O escritor Olavo de Carvalho, morto na segunda-feira 24, gabava-se de, ainda em 2018, ter sido escolhido o mentor do clã Bolsonaro, mas todas as indicações que fez para o então recém-eleito governo do ex-capitão se transformaram em desgaste e estremecimento de relações políticas, uma verdadeira herança maldita. De suas mãos saíram nomes como os ex-ministros da Educação Ricardo Vélez e Abraham Weintraub, o ex-chanceler Ernesto Araújo e o atual assessor para Assuntos Internacionais da Presidência Filipe G. Martins.
Em comum, todos perderam influência política e acabaram escanteados, seja por embates desnecessários, seja pelo avanço do governo de Jair Bolsonaro rumo aos partidos do Centrão. A poucos meses da eleição em que o presidente tentará conquistar um novo mandato, pouco sobrou da todo-poderosa ala ideológica do bolsonarismo.
Em entrevista a VEJA, Olavo chegou a se declarar como “o segundo governo”, tamanha a influência de que gozava no início da administração bolsonarista, mas o tempo mostrou a dimensão de seu espólio. Ricardo Vélez foi demitido 100 dias após o início da gestão no Ministério da Educação, marcada por crises. O ponto alto da rápida passagem do professor colombiano pelo MEC foi a saraivada de críticas que recebeu ao declarar, em entrevista às Páginas Amarelas de VEJA, que brasileiros agem como “canibais” ao viajar. “Rouba coisas dos hotéis, rouba o assento salva-vidas do avião, acha que sai de casa e pode carregar tudo. Esse é o tipo de coisa que tem de ser revertido na escola”, afirmou Vélez.
O sucessor no posto tampouco foi menos verborrágico. O economista Abraham Weintraub foi demitido 14 meses após a posse no cargo e, enquanto esteve no ministério, contribuiu para elevar a tensão entre o presidente e o Judiciário. Weintraub nunca engoliu decisões judiciais que o desagradavam, como o veto à nomeação do delegado Alexandre Ramagem para a chefia da Polícia Federal, e atacou de forma virulenta o Supremo Tribunal Federal (STF). Em uma reunião com o presidente e ministros em abril de 2020, ele defendeu que juízes do STF acabassem atrás das grades – ou, em suas palavras, “colocava esses vagabundos todos na cadeia, começando no STF”. A demissão do segundo ministro da Educação foi resultado da pressão do próprio Supremo, que exigia uma resposta do Palácio do Planalto contra as agressões. Hoje, ele tenta se lançar candidato ao governo de São Paulo – e voltou ao ringue verbal, ainda que agora contra o próprio Bolsonaro.

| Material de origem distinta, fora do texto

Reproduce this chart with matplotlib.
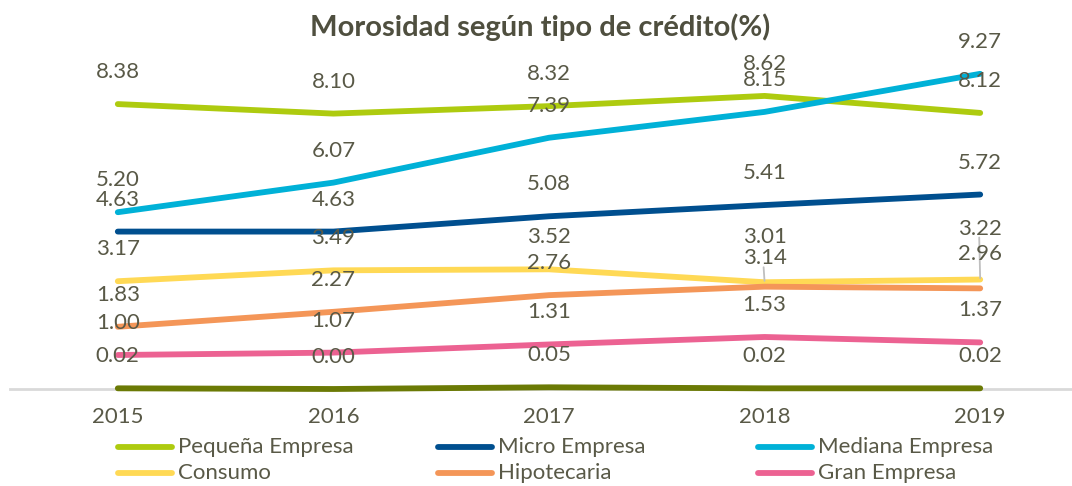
import matplotlib
matplotlib.use("Agg")
import matplotlib.pyplot as plt
from matplotlib.lines import Line2D

years = [2015, 2016, 2017, 2018, 2019]
pequena = [8.38, 8.10, 8.32, 8.62, 8.12]
micro = [4.63, 4.63, 5.08, 5.41, 5.72]
mediana = [5.20, 6.07, 7.39, 8.15, 9.27]
consumo = [3.17, 3.49, 3.52, 3.14, 3.22]
hipotecaria = [1.83, 2.27, 2.76, 3.01, 2.96]
gran = [1.00, 1.07, 1.31, 1.53, 1.37]
otros = [0.02, 0.00, 0.05, 0.02, 0.02]

series = [
    ("Pequeña Empresa", pequena, "#AECB0F"),
    ("Micro Empresa", micro, "#004F8F"),
    ("Mediana Empresa", mediana, "#00B1D7"),
    ("Consumo", consumo, "#FFD955"),
    ("Hipotecaria", hipotecaria, "#F49658"),
    ("Gran Empresa", gran, "#EC6292"),
    (None, otros, "#6B7A05"),
]

# label offsets in pixels (default above point), with a few moved labels
default_off = 32
special_off = {("Consumo", 3): 24, ("Consumo", 4): 51,
               ("Hipotecaria", 3): 50, ("Hipotecaria", 4): 34}
leaders = {("Consumo", 3), ("Consumo", 4)}

TXT = "#595947"
FS = 16
plt.rcParams['font.family'] = ['Lato', 'DejaVu Sans']

fig = plt.figure(figsize=(10.72, 4.86), dpi=100)
W, H = 1072, 486
ax = fig.add_axes([10 / W, (H - 389) / H, 1078 / W, 340 / H])
ax.set_xlim(2014.5, 2019.5)
ax.set_ylim(0, 10)
for s in ["top", "right", "left"]:
    ax.spines[s].set_visible(False)
ax.spines["bottom"].set_color("#D9D9D9")
ax.spines["bottom"].set_linewidth(2)
ax.set_yticks([])
ax.set_xticks(years)
ax.set_xticklabels([str(y) for y in years])
ax.tick_params(axis="x", length=0, pad=13, labelsize=FS, labelcolor=TXT)

for name, vals, col in series:
    ax.plot(years, vals, color=col, lw=4.2, solid_capstyle="round",
            solid_joinstyle="round", clip_on=False, zorder=3)
for name, vals, col in series:
    for i, (x, v) in enumerate(zip(years, vals)):
        off = special_off.get((name, i), default_off)
        ax.annotate(f"{v:.2f}", (x, v), xytext=(0, off), textcoords="offset pixels",
                    ha="center", va="center", fontsize=FS, color=TXT, zorder=5)
        if (name, i) in leaders:
            ax.annotate("", (x, v), xytext=(-1, off - 9), textcoords="offset pixels",
                        arrowprops=dict(arrowstyle="-", color="#BFBFBF", lw=1.3,
                                        shrinkA=0, shrinkB=1), zorder=4)

fig.text(0.5 + 4 / W, 1 - 27 / H, "Morosidad según tipo de crédito(%)", ha="center", va="center",
         fontsize=21, fontweight="bold", color="#4F4F3F")

# legend drawn manually: 3 columns, 2 rows
named = [(n, c) for n, v, c in series if n]
col_x = [118, 438, 758]
row_y = [447, 473]
for k, (n, c) in enumerate(named):
    cx = col_x[k % 3]
    ry = row_y[k // 3]
    fig.add_artist(Line2D([cx / W, (cx + 54) / W], [1 - ry / H, 1 - ry / H], color=c, lw=4.2,
                          solid_capstyle="round", transform=fig.transFigure))
    fig.text((cx + 60) / W, 1 - ry / H, n, ha="left", va="center", fontsize=FS, color=TXT)

fig.savefig("out.png", dpi=100)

Outro olavista no primeiro escalão, o ex-ministro Ernesto Araújo, que chegou a defender que o país fosse visto como um “pária internacional”, brigou com parceiros comerciais importantes, como a China, atacou a credibilidade de vacinas contra a Covid e bateu de frente com parlamentares que defendiam a tecnologia 5G chinesa. Em um dos seus arroubos, disse que preferia ver a política externa do Brasil sendo condenada por outras nações a se aliar ao “cinismo interesseiro dos globalistas, dos corruptos e semicorruptos”.
Olavo de Carvalho também ajudou a provocar desgastes para Bolsonaro ao escolher como interlocutor do governo para política externa um de seus alunos, o bacharel em Relações Internacionais Filipe G. Martins. Martins entoava, ao lado de Araújo, loas contra a China, as vacinas e um suposto “marxismo cultural”. Denunciado após simular um gesto interpretado como símbolo da supremacia branca em uma sessão do Senado, hoje vive escanteado no Palácio do Planalto e não participa mais de agendas relevantes com chefes de Estado.
Da família Bolsonaro, quem mais se aproximou de Olavo de Carvalho foi o deputado federal Eduardo Bolsonaro. Ele manteve encontros com o escritor e com o ex-estrategista de Donald Trump, Steve Bannon, em uma parceria para apoiar o avanço dos conservadores na América e frear “inimigos” como o Foro de São Paulo, que agrega os partidos e organizações de esquerda na região. Às vésperas das eleições, Eduardo perdeu espaço para o irmão Flávio, senador, entre aqueles que atuarão nos planos da campanha à reeleição do presidente.